◆ Task details
Leave out the pictures and print only the lines from the one with "Recreate this image" through the one with "import plotly.graph_objects as go", exactly as they are.

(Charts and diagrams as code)
* * *
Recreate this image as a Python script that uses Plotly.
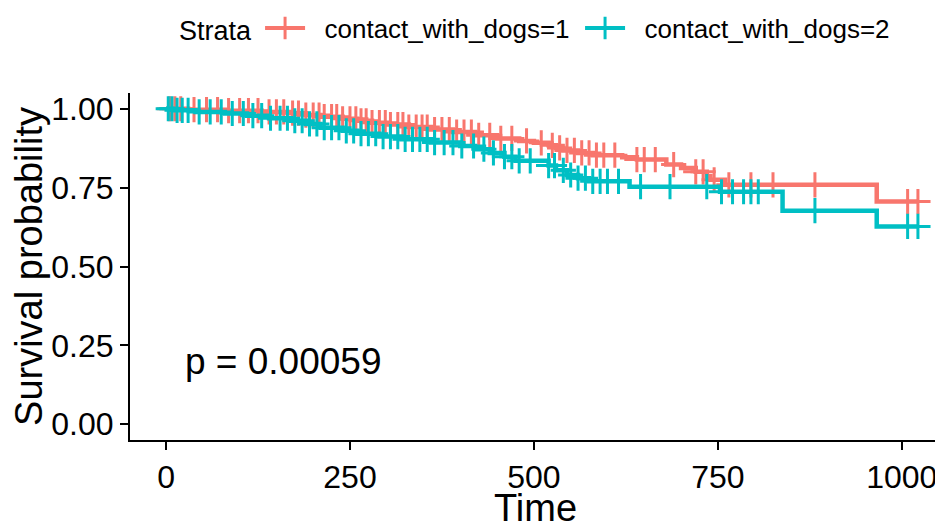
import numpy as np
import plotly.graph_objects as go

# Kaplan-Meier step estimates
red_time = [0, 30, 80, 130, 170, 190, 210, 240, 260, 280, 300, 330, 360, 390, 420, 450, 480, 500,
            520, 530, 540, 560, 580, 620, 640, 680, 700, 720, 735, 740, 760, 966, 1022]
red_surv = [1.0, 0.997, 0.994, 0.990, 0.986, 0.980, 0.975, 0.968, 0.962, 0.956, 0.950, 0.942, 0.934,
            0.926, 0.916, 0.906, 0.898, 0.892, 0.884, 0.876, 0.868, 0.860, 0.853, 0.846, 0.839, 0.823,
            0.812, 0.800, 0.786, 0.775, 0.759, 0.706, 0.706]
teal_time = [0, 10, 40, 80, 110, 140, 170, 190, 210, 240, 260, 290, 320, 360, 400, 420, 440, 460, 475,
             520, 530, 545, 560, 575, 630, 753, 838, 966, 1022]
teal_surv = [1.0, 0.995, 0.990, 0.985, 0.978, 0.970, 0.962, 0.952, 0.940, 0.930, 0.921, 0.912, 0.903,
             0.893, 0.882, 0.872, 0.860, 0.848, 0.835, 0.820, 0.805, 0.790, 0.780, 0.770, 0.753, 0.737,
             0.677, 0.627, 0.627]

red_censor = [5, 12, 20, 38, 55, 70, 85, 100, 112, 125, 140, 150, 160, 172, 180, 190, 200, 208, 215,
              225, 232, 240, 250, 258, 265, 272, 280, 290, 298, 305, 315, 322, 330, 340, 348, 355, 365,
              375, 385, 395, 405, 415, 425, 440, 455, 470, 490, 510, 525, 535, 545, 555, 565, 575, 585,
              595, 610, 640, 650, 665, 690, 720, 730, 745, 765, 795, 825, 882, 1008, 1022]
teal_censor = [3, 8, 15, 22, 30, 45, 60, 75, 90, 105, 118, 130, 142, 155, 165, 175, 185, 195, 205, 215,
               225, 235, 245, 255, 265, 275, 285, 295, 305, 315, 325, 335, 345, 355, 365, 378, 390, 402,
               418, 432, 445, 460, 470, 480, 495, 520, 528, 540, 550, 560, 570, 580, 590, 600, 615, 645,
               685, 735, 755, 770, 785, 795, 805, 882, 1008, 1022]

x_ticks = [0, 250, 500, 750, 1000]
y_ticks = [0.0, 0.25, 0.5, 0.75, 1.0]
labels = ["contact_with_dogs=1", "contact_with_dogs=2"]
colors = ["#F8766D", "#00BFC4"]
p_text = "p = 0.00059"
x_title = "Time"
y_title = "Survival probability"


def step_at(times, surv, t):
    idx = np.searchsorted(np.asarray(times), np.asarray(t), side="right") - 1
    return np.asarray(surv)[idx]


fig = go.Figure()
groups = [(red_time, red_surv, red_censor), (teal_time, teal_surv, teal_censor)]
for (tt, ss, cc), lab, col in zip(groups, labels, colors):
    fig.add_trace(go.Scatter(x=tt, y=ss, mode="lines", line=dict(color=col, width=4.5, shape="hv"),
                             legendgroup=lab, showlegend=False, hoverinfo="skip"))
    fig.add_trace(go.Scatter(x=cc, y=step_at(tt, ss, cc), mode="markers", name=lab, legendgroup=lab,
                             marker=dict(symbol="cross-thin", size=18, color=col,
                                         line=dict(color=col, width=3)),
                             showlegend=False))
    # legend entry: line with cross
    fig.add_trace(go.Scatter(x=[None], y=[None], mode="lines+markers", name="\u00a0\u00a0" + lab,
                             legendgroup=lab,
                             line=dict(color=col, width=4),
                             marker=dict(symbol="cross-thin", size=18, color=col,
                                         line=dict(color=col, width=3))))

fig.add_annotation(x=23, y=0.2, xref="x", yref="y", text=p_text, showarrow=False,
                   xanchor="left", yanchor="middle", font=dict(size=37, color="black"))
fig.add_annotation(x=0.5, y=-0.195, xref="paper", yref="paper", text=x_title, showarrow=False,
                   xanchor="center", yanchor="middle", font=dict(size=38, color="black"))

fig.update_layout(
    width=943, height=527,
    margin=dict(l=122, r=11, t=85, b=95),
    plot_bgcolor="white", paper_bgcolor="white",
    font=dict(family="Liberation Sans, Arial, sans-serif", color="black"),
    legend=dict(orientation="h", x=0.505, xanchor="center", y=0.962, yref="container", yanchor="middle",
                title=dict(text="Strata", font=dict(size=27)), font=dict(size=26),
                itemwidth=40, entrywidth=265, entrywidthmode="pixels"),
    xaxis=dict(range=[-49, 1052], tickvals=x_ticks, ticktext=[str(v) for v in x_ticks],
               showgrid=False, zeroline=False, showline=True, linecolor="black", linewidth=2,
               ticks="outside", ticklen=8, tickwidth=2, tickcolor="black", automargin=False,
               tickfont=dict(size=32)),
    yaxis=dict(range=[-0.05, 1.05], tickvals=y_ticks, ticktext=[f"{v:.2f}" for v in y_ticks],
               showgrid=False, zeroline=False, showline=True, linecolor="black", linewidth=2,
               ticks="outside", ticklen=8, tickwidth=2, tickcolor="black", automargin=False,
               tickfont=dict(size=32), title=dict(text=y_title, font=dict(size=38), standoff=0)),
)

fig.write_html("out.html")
* * *
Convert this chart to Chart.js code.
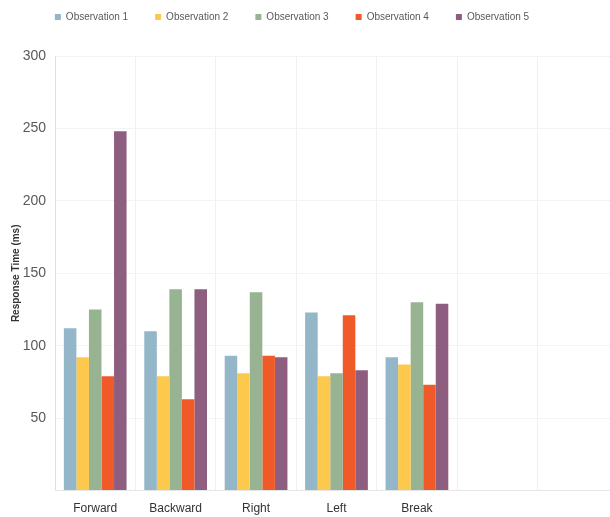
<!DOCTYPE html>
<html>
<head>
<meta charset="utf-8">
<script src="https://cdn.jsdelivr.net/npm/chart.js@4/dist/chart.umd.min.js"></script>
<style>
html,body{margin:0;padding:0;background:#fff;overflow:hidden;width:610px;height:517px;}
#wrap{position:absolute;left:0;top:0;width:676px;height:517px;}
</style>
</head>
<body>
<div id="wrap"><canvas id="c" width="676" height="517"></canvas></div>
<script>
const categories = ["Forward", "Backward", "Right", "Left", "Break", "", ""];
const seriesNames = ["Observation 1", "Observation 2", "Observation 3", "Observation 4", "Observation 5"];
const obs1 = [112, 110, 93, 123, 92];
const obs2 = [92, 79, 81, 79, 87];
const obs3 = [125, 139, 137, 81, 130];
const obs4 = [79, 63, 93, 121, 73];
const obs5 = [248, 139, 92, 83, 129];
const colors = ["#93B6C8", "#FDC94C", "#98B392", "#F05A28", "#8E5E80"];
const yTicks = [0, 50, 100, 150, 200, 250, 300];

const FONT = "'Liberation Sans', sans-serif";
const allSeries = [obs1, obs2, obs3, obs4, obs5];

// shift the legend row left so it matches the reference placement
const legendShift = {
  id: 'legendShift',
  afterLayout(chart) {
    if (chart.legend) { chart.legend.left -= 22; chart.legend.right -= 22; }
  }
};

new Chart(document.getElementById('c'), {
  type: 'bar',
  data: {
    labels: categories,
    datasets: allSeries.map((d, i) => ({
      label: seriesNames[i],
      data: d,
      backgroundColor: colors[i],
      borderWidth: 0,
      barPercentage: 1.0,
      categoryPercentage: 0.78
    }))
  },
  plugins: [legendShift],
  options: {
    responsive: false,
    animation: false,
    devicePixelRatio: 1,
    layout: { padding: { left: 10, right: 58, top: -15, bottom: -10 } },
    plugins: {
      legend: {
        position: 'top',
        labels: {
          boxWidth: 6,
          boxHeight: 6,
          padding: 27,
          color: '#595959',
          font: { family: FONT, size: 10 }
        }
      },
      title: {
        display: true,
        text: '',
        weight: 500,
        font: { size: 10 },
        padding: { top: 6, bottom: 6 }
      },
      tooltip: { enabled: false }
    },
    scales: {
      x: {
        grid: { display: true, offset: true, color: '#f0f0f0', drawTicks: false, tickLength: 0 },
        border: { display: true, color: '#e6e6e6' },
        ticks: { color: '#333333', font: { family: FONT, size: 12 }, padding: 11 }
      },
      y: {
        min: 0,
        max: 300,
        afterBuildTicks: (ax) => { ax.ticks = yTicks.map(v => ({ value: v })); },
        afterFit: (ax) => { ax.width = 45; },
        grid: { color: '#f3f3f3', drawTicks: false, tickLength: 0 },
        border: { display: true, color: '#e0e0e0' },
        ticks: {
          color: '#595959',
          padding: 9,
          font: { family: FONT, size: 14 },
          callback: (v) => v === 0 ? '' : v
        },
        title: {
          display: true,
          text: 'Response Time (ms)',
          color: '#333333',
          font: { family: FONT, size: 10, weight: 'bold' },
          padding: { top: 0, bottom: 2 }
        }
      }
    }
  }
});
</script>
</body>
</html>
* * *
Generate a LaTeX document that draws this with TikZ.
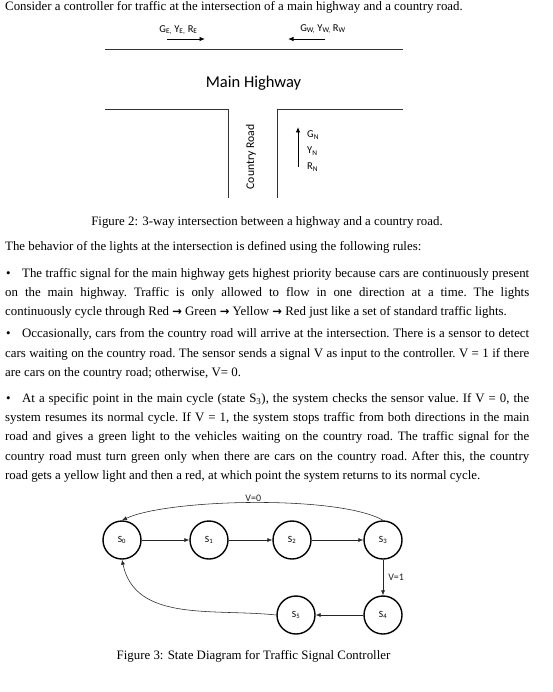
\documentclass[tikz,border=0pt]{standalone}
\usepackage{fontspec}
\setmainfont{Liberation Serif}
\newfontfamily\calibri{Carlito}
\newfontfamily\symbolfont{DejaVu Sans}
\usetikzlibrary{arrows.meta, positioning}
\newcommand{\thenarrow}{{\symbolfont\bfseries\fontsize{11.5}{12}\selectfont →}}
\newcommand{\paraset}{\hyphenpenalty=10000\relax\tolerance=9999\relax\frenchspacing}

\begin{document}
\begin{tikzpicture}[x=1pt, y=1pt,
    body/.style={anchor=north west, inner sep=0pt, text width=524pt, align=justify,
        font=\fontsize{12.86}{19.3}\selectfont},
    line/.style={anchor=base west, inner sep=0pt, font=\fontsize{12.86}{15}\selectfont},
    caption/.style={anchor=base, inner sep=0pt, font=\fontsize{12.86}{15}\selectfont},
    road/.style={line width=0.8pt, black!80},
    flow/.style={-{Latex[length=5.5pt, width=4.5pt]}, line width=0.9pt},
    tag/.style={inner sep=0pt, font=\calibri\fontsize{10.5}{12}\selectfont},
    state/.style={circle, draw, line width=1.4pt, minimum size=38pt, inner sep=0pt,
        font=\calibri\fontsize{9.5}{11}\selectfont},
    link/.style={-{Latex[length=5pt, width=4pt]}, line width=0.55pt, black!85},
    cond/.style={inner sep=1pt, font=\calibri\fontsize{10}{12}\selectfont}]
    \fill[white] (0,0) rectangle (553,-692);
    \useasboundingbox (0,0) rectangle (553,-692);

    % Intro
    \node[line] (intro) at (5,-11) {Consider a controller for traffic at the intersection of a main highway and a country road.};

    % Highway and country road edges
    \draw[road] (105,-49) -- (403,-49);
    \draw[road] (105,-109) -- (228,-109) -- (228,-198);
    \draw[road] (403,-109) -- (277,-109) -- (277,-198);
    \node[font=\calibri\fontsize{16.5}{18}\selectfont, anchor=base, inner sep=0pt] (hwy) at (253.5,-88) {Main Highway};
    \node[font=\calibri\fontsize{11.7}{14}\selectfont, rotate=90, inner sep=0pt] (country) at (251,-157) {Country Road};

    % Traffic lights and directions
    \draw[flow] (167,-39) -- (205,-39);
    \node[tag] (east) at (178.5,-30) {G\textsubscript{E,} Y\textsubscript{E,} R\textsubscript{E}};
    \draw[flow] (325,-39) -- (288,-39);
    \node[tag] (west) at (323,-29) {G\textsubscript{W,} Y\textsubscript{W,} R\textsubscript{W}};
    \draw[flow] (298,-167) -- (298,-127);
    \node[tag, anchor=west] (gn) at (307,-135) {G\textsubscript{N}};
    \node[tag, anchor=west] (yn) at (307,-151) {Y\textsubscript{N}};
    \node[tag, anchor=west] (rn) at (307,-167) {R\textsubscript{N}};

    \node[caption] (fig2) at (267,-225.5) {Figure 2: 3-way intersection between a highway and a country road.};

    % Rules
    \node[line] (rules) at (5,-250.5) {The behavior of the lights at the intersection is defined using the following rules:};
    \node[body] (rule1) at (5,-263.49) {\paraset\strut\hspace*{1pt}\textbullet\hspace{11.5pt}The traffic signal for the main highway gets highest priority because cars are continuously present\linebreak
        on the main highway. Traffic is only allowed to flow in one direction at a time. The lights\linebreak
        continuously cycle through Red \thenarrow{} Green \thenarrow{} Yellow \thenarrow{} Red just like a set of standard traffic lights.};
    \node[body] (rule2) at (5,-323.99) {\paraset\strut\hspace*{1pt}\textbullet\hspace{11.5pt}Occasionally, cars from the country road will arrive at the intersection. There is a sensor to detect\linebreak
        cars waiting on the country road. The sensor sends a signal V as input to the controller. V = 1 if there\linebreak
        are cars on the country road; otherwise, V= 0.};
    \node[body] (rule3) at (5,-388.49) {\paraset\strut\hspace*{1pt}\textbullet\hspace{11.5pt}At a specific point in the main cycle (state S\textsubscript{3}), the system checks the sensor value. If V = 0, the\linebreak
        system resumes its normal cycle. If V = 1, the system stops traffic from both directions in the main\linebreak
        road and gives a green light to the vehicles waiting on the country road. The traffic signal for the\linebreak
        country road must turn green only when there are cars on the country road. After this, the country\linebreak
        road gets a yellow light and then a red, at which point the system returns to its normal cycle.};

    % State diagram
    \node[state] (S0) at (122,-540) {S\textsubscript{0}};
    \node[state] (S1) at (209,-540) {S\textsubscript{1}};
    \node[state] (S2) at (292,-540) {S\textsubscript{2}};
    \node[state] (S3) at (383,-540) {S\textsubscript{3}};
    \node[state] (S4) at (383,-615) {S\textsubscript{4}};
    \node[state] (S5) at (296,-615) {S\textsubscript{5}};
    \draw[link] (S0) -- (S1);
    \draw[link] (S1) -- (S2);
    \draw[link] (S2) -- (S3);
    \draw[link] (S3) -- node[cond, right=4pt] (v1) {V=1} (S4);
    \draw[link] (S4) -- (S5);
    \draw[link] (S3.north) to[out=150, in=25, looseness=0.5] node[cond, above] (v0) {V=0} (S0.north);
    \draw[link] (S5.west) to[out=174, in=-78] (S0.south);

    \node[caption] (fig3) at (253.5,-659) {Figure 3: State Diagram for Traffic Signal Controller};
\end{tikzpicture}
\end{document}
* * *
◆ Reply
Recreate this image as a Python script that uses Plotly.
import numpy as np
import plotly.graph_objects as go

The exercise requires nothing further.